§ **Exercise prompt**
The lines beneath this instruction, from the first through the one containing "(total) at (803,750)", must be transcribed exactly; no other line belongs in the output.

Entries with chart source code
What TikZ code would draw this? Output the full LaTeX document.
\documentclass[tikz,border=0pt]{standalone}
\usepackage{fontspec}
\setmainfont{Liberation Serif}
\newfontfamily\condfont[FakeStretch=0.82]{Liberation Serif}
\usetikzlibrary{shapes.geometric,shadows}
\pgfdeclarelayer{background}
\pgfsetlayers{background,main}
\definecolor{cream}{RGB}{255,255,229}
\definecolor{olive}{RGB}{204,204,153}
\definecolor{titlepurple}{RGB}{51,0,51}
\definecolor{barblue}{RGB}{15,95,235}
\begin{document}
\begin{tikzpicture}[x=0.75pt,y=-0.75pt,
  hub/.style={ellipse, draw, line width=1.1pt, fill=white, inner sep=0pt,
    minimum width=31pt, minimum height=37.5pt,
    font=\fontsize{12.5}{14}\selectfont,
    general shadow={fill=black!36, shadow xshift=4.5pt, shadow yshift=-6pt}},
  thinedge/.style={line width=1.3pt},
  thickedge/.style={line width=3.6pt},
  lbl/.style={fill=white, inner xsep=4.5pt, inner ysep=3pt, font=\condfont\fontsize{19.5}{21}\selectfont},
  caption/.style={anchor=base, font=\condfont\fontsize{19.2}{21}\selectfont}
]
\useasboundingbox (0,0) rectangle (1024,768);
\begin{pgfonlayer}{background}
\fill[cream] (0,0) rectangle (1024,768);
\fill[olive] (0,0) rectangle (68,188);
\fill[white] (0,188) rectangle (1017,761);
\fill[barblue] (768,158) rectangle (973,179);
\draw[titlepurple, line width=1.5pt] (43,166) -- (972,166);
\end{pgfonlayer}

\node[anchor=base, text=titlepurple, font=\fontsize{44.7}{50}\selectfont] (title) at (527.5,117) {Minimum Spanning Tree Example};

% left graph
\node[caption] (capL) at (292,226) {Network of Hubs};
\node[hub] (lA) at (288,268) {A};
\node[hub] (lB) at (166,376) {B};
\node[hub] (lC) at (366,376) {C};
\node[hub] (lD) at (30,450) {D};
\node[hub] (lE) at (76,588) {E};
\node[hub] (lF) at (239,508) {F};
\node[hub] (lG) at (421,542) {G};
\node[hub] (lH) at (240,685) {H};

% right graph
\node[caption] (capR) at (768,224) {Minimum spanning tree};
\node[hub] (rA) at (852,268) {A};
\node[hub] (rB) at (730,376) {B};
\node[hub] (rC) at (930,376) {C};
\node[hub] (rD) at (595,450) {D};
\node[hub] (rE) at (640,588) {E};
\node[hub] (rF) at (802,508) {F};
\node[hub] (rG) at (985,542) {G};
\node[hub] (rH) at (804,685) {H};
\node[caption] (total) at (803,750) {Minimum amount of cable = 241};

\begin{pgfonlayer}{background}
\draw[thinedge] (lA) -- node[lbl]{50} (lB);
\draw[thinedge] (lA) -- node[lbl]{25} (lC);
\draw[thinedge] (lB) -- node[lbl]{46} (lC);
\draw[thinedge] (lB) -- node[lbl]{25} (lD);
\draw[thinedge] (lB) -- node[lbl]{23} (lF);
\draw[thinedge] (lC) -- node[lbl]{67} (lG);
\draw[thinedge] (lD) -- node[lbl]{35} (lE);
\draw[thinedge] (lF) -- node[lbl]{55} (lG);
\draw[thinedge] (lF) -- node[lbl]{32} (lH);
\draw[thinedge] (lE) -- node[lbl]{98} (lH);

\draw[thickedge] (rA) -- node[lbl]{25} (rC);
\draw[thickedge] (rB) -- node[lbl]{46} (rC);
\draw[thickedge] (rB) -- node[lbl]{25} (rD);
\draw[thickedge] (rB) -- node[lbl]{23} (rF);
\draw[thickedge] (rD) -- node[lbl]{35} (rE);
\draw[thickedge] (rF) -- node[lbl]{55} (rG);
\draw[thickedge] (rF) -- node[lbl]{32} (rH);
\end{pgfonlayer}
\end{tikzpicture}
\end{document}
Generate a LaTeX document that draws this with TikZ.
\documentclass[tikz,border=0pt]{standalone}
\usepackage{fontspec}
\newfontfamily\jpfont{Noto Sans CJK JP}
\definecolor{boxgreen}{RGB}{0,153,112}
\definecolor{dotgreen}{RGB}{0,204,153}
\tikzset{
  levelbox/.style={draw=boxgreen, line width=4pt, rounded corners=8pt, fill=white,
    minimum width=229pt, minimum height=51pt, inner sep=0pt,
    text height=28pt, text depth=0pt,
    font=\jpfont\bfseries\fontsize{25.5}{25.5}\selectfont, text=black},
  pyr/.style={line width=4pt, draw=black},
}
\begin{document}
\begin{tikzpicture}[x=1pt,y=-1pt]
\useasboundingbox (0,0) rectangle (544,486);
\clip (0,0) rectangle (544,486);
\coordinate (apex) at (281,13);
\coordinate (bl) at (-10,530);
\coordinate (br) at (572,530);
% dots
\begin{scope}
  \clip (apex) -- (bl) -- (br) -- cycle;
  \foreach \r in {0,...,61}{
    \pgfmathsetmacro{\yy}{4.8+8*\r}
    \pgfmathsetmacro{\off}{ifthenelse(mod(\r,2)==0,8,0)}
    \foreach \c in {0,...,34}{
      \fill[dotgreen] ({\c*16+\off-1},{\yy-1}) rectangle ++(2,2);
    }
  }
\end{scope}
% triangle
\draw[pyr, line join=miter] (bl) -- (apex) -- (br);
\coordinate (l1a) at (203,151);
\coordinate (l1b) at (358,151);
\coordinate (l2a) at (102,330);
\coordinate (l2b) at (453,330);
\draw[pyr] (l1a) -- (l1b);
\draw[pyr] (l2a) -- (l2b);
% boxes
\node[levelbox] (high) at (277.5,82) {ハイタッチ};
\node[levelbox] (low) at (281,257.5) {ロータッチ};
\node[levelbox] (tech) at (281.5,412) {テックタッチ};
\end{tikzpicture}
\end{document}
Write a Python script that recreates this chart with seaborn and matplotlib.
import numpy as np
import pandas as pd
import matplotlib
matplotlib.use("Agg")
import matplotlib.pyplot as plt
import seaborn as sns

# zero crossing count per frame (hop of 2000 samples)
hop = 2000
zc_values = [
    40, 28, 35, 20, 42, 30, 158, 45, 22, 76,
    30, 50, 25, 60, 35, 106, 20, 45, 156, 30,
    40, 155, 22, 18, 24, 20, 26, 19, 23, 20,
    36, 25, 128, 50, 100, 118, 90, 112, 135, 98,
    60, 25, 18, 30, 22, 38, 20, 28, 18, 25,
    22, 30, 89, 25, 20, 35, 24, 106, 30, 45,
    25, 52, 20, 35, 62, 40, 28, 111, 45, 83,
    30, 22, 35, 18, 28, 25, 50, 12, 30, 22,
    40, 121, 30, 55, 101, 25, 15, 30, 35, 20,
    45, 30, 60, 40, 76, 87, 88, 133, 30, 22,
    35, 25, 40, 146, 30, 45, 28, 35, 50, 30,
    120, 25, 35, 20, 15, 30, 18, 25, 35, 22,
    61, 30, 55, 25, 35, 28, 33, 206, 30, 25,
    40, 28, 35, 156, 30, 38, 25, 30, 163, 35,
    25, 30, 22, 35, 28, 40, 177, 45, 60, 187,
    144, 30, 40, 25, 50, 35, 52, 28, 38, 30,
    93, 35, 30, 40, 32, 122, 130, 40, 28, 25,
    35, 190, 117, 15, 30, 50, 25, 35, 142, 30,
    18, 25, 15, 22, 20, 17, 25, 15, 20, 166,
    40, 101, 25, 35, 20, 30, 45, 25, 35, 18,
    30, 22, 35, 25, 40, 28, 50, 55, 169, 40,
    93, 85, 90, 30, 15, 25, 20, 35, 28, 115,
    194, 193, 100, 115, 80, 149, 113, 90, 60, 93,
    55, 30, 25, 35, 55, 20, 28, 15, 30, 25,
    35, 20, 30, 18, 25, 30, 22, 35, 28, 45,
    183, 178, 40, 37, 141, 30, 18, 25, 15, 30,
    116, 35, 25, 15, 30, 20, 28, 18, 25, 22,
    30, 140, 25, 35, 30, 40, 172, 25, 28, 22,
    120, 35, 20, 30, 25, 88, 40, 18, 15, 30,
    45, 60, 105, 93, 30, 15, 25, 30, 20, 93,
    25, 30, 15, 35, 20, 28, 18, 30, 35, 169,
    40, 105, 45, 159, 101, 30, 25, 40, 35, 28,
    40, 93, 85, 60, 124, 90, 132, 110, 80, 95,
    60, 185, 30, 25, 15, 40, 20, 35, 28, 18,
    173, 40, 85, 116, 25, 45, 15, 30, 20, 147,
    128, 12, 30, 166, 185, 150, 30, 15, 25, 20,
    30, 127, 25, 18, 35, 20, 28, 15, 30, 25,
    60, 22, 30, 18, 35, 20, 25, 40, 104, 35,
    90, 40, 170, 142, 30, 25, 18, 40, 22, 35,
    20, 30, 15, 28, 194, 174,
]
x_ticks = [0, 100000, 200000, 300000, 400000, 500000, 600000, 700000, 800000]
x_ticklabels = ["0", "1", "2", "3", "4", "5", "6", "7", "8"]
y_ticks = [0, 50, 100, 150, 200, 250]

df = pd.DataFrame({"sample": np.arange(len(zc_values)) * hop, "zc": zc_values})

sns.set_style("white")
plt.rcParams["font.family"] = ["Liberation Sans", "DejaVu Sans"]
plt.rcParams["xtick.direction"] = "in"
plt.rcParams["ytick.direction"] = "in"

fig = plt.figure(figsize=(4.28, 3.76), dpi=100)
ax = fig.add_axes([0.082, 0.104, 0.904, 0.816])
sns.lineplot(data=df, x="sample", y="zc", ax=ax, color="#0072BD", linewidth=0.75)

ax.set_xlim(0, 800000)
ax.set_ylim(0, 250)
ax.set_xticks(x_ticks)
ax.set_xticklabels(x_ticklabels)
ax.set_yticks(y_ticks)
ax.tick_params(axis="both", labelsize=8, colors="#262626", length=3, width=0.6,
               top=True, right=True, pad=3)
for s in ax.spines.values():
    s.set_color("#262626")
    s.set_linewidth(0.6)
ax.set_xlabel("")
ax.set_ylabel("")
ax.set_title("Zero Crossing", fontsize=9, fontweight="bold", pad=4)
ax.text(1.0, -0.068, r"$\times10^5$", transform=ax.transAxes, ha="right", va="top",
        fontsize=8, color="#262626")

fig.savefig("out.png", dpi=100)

§ **Reply to the exercise**
What TikZ code would draw this? Output the full LaTeX document.
\documentclass[tikz,border=0pt]{standalone}
\usepackage{fontspec}
\setmainfont{Liberation Serif}
\newfontfamily\condfont[FakeStretch=0.82]{Liberation Serif}
\usetikzlibrary{shapes.geometric,shadows}
\pgfdeclarelayer{background}
\pgfsetlayers{background,main}
\definecolor{cream}{RGB}{255,255,229}
\definecolor{olive}{RGB}{204,204,153}
\definecolor{titlepurple}{RGB}{51,0,51}
\definecolor{barblue}{RGB}{15,95,235}
\begin{document}
\begin{tikzpicture}[x=0.75pt,y=-0.75pt,
  hub/.style={ellipse, draw, line width=1.1pt, fill=white, inner sep=0pt,
    minimum width=31pt, minimum height=37.5pt,
    font=\fontsize{12.5}{14}\selectfont,
    general shadow={fill=black!36, shadow xshift=4.5pt, shadow yshift=-6pt}},
  thinedge/.style={line width=1.3pt},
  thickedge/.style={line width=3.6pt},
  lbl/.style={fill=white, inner xsep=4.5pt, inner ysep=3pt, font=\condfont\fontsize{19.5}{21}\selectfont},
  caption/.style={anchor=base, font=\condfont\fontsize{19.2}{21}\selectfont}
]
\useasboundingbox (0,0) rectangle (1024,768);
\begin{pgfonlayer}{background}
\fill[cream] (0,0) rectangle (1024,768);
\fill[olive] (0,0) rectangle (68,188);
\fill[white] (0,188) rectangle (1017,761);
\fill[barblue] (768,158) rectangle (973,179);
\draw[titlepurple, line width=1.5pt] (43,166) -- (972,166);
\end{pgfonlayer}

\node[anchor=base, text=titlepurple, font=\fontsize{44.7}{50}\selectfont] (title) at (527.5,117) {Minimum Spanning Tree Example};

% left graph
\node[caption] (capL) at (292,226) {Network of Hubs};
\node[hub] (lA) at (288,268) {A};
\node[hub] (lB) at (166,376) {B};
\node[hub] (lC) at (366,376) {C};
\node[hub] (lD) at (30,450) {D};
\node[hub] (lE) at (76,588) {E};
\node[hub] (lF) at (239,508) {F};
\node[hub] (lG) at (421,542) {G};
\node[hub] (lH) at (240,685) {H};

% right graph
\node[caption] (capR) at (768,224) {Minimum spanning tree};
\node[hub] (rA) at (852,268) {A};
\node[hub] (rB) at (730,376) {B};
\node[hub] (rC) at (930,376) {C};
\node[hub] (rD) at (595,450) {D};
\node[hub] (rE) at (640,588) {E};
\node[hub] (rF) at (802,508) {F};
\node[hub] (rG) at (985,542) {G};
\node[hub] (rH) at (804,685) {H};
\node[caption] (total) at (803,750) {Minimum amount of cable = 241};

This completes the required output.